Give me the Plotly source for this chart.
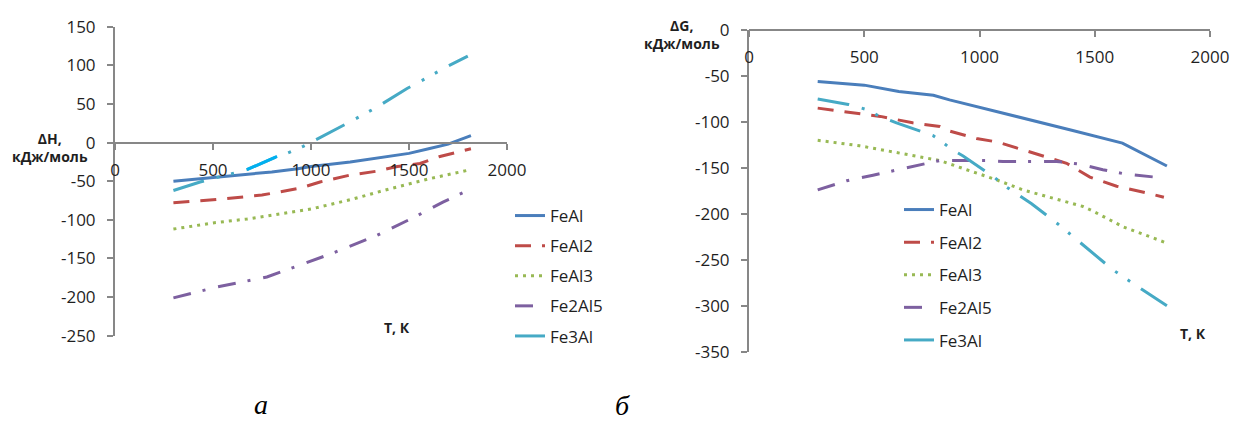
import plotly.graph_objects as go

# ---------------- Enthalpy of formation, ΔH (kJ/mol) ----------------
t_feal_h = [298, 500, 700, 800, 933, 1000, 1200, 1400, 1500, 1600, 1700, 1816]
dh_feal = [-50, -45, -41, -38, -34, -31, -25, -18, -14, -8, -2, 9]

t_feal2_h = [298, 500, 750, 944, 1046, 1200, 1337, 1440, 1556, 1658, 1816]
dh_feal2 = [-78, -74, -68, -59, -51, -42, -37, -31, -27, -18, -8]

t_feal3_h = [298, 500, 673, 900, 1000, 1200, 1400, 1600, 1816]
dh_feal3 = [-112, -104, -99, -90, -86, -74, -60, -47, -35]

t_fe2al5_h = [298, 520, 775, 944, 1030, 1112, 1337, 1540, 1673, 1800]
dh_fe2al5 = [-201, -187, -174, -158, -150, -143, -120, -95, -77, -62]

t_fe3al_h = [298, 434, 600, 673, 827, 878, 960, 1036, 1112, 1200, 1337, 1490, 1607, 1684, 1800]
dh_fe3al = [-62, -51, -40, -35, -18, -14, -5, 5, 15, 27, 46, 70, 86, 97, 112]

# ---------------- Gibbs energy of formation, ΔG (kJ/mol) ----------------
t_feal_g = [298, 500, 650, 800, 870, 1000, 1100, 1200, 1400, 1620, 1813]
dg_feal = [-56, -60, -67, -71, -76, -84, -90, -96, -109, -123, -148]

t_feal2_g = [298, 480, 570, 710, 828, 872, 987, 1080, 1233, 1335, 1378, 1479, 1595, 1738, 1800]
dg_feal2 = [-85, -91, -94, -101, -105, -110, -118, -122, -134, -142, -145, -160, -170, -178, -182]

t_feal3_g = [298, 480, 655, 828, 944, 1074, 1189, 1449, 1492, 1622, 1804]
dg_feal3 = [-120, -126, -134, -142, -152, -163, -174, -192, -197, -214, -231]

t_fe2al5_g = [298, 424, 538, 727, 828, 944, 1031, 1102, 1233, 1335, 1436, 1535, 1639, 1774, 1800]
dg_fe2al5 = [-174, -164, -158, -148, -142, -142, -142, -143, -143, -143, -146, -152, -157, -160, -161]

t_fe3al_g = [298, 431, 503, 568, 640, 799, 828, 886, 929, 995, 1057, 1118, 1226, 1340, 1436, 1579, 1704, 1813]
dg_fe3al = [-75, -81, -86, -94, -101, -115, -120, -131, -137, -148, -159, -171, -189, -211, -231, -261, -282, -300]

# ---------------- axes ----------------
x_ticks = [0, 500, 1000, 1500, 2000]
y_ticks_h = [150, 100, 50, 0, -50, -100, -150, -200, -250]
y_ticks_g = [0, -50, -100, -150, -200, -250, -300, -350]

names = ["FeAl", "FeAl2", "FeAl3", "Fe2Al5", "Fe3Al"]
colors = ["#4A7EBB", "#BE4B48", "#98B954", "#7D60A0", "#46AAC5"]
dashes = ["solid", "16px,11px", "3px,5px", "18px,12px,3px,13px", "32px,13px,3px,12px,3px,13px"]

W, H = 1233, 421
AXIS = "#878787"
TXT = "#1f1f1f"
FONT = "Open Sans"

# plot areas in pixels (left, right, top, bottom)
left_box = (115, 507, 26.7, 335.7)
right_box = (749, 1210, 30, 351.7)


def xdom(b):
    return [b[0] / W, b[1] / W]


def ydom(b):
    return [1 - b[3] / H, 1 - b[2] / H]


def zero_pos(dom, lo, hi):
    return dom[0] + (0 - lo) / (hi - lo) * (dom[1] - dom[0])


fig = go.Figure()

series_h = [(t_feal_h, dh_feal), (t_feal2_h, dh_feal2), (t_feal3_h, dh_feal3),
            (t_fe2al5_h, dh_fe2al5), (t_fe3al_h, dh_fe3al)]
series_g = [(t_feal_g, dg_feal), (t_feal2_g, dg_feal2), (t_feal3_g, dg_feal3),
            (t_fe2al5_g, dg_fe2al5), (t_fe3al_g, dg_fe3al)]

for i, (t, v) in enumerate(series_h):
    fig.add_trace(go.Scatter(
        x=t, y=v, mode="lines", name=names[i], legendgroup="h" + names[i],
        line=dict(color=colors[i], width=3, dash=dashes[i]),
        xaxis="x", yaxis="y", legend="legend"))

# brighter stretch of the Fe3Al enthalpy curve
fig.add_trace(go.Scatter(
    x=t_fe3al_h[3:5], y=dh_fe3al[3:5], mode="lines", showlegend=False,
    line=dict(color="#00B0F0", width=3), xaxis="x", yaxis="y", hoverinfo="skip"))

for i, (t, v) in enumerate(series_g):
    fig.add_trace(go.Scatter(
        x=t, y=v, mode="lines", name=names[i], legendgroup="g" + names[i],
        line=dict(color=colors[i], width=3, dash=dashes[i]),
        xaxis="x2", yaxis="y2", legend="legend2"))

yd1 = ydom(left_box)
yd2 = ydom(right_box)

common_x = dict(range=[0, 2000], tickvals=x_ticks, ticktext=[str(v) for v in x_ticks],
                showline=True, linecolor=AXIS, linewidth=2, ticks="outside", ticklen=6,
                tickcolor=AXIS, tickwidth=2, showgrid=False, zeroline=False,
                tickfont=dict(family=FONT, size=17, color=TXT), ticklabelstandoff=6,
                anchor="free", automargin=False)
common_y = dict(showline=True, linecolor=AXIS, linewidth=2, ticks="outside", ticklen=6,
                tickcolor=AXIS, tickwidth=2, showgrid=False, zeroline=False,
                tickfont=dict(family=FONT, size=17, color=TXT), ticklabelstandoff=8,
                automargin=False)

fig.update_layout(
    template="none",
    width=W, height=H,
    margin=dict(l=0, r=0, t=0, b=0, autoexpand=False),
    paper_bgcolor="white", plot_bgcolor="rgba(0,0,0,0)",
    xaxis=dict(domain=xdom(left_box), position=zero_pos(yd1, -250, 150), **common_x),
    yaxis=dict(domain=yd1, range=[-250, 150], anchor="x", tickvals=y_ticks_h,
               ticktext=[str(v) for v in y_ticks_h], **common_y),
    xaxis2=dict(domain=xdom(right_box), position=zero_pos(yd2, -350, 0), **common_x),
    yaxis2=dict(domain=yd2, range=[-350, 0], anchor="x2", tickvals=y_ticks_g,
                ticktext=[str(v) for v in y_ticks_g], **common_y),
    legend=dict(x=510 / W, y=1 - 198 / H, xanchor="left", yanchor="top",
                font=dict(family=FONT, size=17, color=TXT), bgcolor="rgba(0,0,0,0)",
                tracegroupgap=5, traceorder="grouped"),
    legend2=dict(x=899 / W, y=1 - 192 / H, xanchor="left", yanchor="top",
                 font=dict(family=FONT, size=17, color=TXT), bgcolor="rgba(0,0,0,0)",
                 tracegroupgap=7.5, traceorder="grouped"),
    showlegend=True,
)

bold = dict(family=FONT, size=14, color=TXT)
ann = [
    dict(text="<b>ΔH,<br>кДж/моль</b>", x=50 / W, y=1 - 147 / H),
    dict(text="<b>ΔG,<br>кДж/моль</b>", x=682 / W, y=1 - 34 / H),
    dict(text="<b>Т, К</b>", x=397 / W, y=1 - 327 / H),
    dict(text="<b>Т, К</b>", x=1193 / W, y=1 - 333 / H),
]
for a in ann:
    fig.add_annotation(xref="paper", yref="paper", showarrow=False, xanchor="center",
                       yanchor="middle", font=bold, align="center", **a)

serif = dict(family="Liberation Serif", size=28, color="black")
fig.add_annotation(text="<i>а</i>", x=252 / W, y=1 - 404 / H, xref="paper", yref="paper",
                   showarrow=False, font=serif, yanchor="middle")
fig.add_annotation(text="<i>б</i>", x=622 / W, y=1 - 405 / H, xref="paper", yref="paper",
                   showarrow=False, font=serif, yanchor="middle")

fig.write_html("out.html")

• • • • •

▶ WHAT IS EXPECTED:
From the first line above to the line containing "-197, -214, -231]", repeat each line exactly. Pictures stay out.

▶ COMPLETE RESPONSE:
Give me the Plotly source for this chart.
import plotly.graph_objects as go

# ---------------- Enthalpy of formation, ΔH (kJ/mol) ----------------
t_feal_h = [298, 500, 700, 800, 933, 1000, 1200, 1400, 1500, 1600, 1700, 1816]
dh_feal = [-50, -45, -41, -38, -34, -31, -25, -18, -14, -8, -2, 9]

t_feal2_h = [298, 500, 750, 944, 1046, 1200, 1337, 1440, 1556, 1658, 1816]
dh_feal2 = [-78, -74, -68, -59, -51, -42, -37, -31, -27, -18, -8]

t_feal3_h = [298, 500, 673, 900, 1000, 1200, 1400, 1600, 1816]
dh_feal3 = [-112, -104, -99, -90, -86, -74, -60, -47, -35]

t_fe2al5_h = [298, 520, 775, 944, 1030, 1112, 1337, 1540, 1673, 1800]
dh_fe2al5 = [-201, -187, -174, -158, -150, -143, -120, -95, -77, -62]

t_fe3al_h = [298, 434, 600, 673, 827, 878, 960, 1036, 1112, 1200, 1337, 1490, 1607, 1684, 1800]
dh_fe3al = [-62, -51, -40, -35, -18, -14, -5, 5, 15, 27, 46, 70, 86, 97, 112]

# ---------------- Gibbs energy of formation, ΔG (kJ/mol) ----------------
t_feal_g = [298, 500, 650, 800, 870, 1000, 1100, 1200, 1400, 1620, 1813]
dg_feal = [-56, -60, -67, -71, -76, -84, -90, -96, -109, -123, -148]

t_feal2_g = [298, 480, 570, 710, 828, 872, 987, 1080, 1233, 1335, 1378, 1479, 1595, 1738, 1800]
dg_feal2 = [-85, -91, -94, -101, -105, -110, -118, -122, -134, -142, -145, -160, -170, -178, -182]

t_feal3_g = [298, 480, 655, 828, 944, 1074, 1189, 1449, 1492, 1622, 1804]
dg_feal3 = [-120, -126, -134, -142, -152, -163, -174, -192, -197, -214, -231]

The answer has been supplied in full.